Electric druid is a micro processor so Lin for all controls as it can switch between linear and log responses internally in the chip.

It’s log log lin log, which is the standard for pretty most analog ADSR designs. LMNC uses a microprocessor and, similar to other microprocessor designs, all potentiometers are linear 10k or 100k, whatever is considered the most common value.

That is, guessing instead of looking up what I did with my ADSR, which was a modified version of the Kassutronics Precision ADSR, which was based on the YuSynth ADSR, which, as mentioned above, uses log log lin log; so does Kassutronics and so does mine.

I have trouble sourcing A1M potentiometers so I looked everywhere to see if there is a design that recommends B1M potentiometers instead. There is not. It’s log log lin log all around, with a couple of exceptions that specify 500K for the log potentiometers, and a few others that go up to 2.2M (which are even more difficult to source).

The only exceptions are the ADSRs based on microcontrollers (PIC, ATTiny, Arduino) and those based on the CEM/AS3310 all of which specify common linear 10k or 100k for all the potentiometers.

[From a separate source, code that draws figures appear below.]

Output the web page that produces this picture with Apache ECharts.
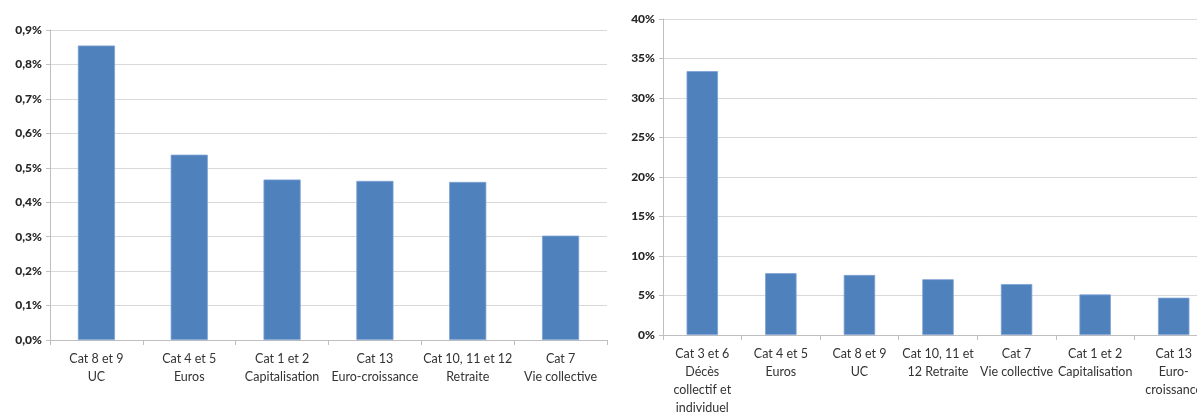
<!DOCTYPE html>
<html>
<head>
<meta charset="utf-8">
<script src="https://cdn.jsdelivr.net/npm/echarts@6/dist/echarts.min.js"></script>
<style>
html,body{margin:0;padding:0;background:#fff;}
#c{width:1197px;height:414px;}
</style>
</head>
<body>
<div id="c"></div>
<script>
// Left chart: categories and values (in %)
const leftCategories = ["Cat 8 et 9\nUC", "Cat 4 et 5\nEuros", "Cat 1 et 2\nCapitalisation", "Cat 13\nEuro-croissance", "Cat 10, 11 et 12\nRetraite", "Cat 7\nVie collective"];
const leftValues = [0.855, 0.538, 0.466, 0.462, 0.459, 0.303];

// Right chart: categories and values (in %)
const rightCategories = ["Cat 3 et 6\nDécès\ncollectif et\nindividuel", "Cat 4 et 5\nEuros", "Cat 8 et 9\nUC", "Cat 10, 11 et\n12 Retraite", "Cat 7\nVie collective", "Cat 1 et 2\nCapitalisation", "Cat 13\nEuro-\ncroissance"];
const rightValues = [33.4, 7.82, 7.6, 7.06, 6.45, 5.13, 4.72];

const FONT = "Lato, 'Open Sans', sans-serif";
const barColor = "#4F81BD";
const gridColor = "#D9D9D9";
const axisColor = "#BFBFBF";

const chart = echarts.init(document.getElementById('c'), null, {renderer: 'canvas'});

function yAxis(gridIndex, max, interval, fmt) {
  return {
    type: 'value', gridIndex, min: 0, max, interval,
    axisLine: {show: true, lineStyle: {color: axisColor}},
    axisTick: {show: true, length: 4, lineStyle: {color: axisColor}},
    splitLine: {show: true, lineStyle: {color: gridColor, width: 1}},
    axisLabel: {formatter: fmt, color: '#262626', fontFamily: FONT, fontSize: 12, fontWeight: 900, margin: 8}
  };
}
function xAxis(gridIndex, data, margin) {
  return {
    type: 'category', gridIndex, data,
    axisLine: {show: true, lineStyle: {color: axisColor}},
    axisTick: {show: true, length: 5, alignWithLabel: false, lineStyle: {color: axisColor}},
    axisLabel: {interval: 0, color: '#333', fontFamily: FONT, fontSize: 12.5, lineHeight: 18, margin, hideOverlap: false}
  };
}

chart.setOption({
  animation: false,
  grid: [
    {left: 50, top: 30, width: 557, height: 310, outerBoundsMode: 'none', containLabel: false},
    {left: 663, top: 19, width: 550, height: 316, outerBoundsMode: 'none', containLabel: false}
  ],
  xAxis: [xAxis(0, leftCategories, 10), xAxis(1, rightCategories, 10)],
  yAxis: [
    yAxis(0, 0.9, 0.1, v => v.toFixed(1).replace('.', ',') + '%'),
    yAxis(1, 40, 5, v => v + '%')
  ],
  series: [
    {type: 'bar', xAxisIndex: 0, yAxisIndex: 0, data: leftValues, barCategoryGap: '60%',
     itemStyle: {color: barColor, borderColor: '#7DA2D4', borderWidth: 0.8}},
    {type: 'bar', xAxisIndex: 1, yAxisIndex: 1, data: rightValues, barCategoryGap: '60%',
     itemStyle: {color: barColor, borderColor: '#7DA2D4', borderWidth: 0.8}}
  ]
});
</script>
</body>
</html>
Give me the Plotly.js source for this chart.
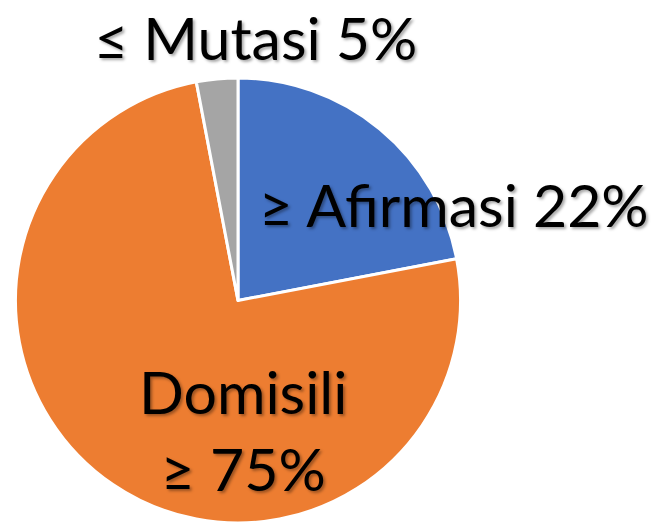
<!DOCTYPE html>
<html><head><meta charset="utf-8">
<script src="https://cdn.plot.ly/plotly-3.0.1.min.js"></script>
<style>html,body{margin:0;padding:0;background:#fff}</style>
</head><body><div id="chart" style="width:656px;height:523px"></div>
<script>
const categories = ["Afirmasi", "Domisili", "Mutasi"];
const values = [22, 75, 3];
const labelTexts = ["≥ Afirmasi 22%", "Domisili<br>≥ 75%", "≤ Mutasi 5%"];
const colors = ["#4472C4", "#ED7D31", "#A5A5A5"];

const fontFam = "Lato, 'Open Sans', sans-serif";
const shadow = "2px 2px 3px rgba(0,0,0,0.35)";
const fs = 59;
const data = [{
  type: "pie",
  labels: categories,
  values: values,
  sort: false,
  direction: "clockwise",
  rotation: 0,
  textinfo: "none",
  hoverinfo: "none",
  marker: {colors: colors, line: {color: "#fff", width: 3}},
  domain: {x: [14/656, 462/656], y: [0, 0.851]},
  showlegend: false
}];
const layout = {
  width: 656, height: 523,
  margin: {l: 0, r: 0, t: 0, b: 0},
  paper_bgcolor: "#fff",
  annotations: [
    {text: labelTexts[0], x: 454/656, y: 1 - 204/523, xref: "paper", yref: "paper", showarrow: false, xanchor: "center", yanchor: "middle", font: {family: fontFam, size: fs, color: "#000", shadow: shadow}},
    {text: labelTexts[1], x: 243/656, y: 1 - 430/523, xref: "paper", yref: "paper", showarrow: false, xanchor: "center", yanchor: "middle", font: {family: fontFam, size: fs, color: "#000", shadow: shadow}},
    {text: labelTexts[2], x: 255/656, y: 1 - 37/523, xref: "paper", yref: "paper", showarrow: false, xanchor: "center", yanchor: "middle", font: {family: fontFam, size: fs, color: "#000", shadow: shadow}}
  ]
};
Plotly.newPlot("chart", data, layout, {displayModeBar: false, staticPlot: true});
</script></body></html>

You could halve the values of the A, D, and R pots, if those are easier to find as log pots, and double the value of the main capacitor. In the YuSynth design for instance those pots are 1M and the capacitors (switch selectable) are 1 µF and 10 µF — you’d get about the same behavior with 500k pots and 2 and 20 µF.

Another option is to fake an audio pot by adding a fixed resistor from wiper to the bottom of the pot:

You get something like log behavior with a resistor 10% of the pot value, so 100k with a B1M pot behaves kind of like an A1M. Note, though, the above link is talking about using pots as attenuators, but in an (analog) ADSR they’re used as variable resistors — not sure if the same rule applies, I haven’t checked.

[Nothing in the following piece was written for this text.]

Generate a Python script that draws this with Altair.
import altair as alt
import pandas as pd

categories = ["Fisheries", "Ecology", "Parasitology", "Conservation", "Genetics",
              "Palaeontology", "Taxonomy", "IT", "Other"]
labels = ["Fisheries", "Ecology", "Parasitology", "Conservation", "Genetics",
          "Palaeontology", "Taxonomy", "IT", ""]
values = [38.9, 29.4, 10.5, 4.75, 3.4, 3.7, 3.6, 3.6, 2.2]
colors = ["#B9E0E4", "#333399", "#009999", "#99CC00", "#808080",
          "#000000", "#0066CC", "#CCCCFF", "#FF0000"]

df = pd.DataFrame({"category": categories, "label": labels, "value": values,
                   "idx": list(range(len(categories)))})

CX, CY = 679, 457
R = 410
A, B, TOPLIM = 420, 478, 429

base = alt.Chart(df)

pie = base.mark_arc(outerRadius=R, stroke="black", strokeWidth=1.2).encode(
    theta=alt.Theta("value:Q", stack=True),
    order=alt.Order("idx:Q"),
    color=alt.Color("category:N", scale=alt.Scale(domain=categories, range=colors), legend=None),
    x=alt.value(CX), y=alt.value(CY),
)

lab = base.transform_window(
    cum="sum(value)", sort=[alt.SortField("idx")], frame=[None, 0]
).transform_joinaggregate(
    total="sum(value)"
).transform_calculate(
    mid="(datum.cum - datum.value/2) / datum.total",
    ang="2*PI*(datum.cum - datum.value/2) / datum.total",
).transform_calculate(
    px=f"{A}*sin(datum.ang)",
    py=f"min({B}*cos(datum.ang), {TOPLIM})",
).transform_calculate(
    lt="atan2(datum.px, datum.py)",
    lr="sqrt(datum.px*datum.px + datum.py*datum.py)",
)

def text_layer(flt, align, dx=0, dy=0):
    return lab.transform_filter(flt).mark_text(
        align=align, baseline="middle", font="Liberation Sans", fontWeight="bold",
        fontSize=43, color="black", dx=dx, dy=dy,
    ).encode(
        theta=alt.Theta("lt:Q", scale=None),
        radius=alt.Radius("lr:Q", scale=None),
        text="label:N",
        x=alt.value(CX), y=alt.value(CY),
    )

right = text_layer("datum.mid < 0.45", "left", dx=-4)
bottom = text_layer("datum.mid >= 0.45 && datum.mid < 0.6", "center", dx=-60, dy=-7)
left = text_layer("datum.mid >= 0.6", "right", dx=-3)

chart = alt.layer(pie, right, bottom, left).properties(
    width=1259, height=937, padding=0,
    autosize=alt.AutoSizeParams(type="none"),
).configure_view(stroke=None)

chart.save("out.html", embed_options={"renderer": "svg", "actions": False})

Unfortunately, the fixed resistor trick works only when the potentiometer is wired as a voltage divider, which is not the case for the A D R potentiometers in ADSR.

I also tried the resistor/capacitor tradeoff, but it is not optimal. Maybe you can go down to 500k (as some designs already do), but not lower than that, and even then the response that you get is not quite the same as using A1M.

In the end, I ordered a bunch of A1M potentiometers from Tayda, but when you factor all the taxes, etc, the cost is similar to AE. In retrospect, I should have probably gone for an AS3310 design, as I can get these locally on the cheap. Too late now, already built an AR with 500k, a Kassutronics ASR with some AE A1M, and now in the process of building a couple of AO precision ADSRs with the potentiometers from Tayda (although I’ll have to kluge those in as their footprint is different)

Really? The PCB provides footprints that should work with both 16 mm and 9 mm Alpha pots.

image415×468 4.24 KB

I got this footprint. I assume it does not fit?

Ah, different orientation. Right then, kludge away.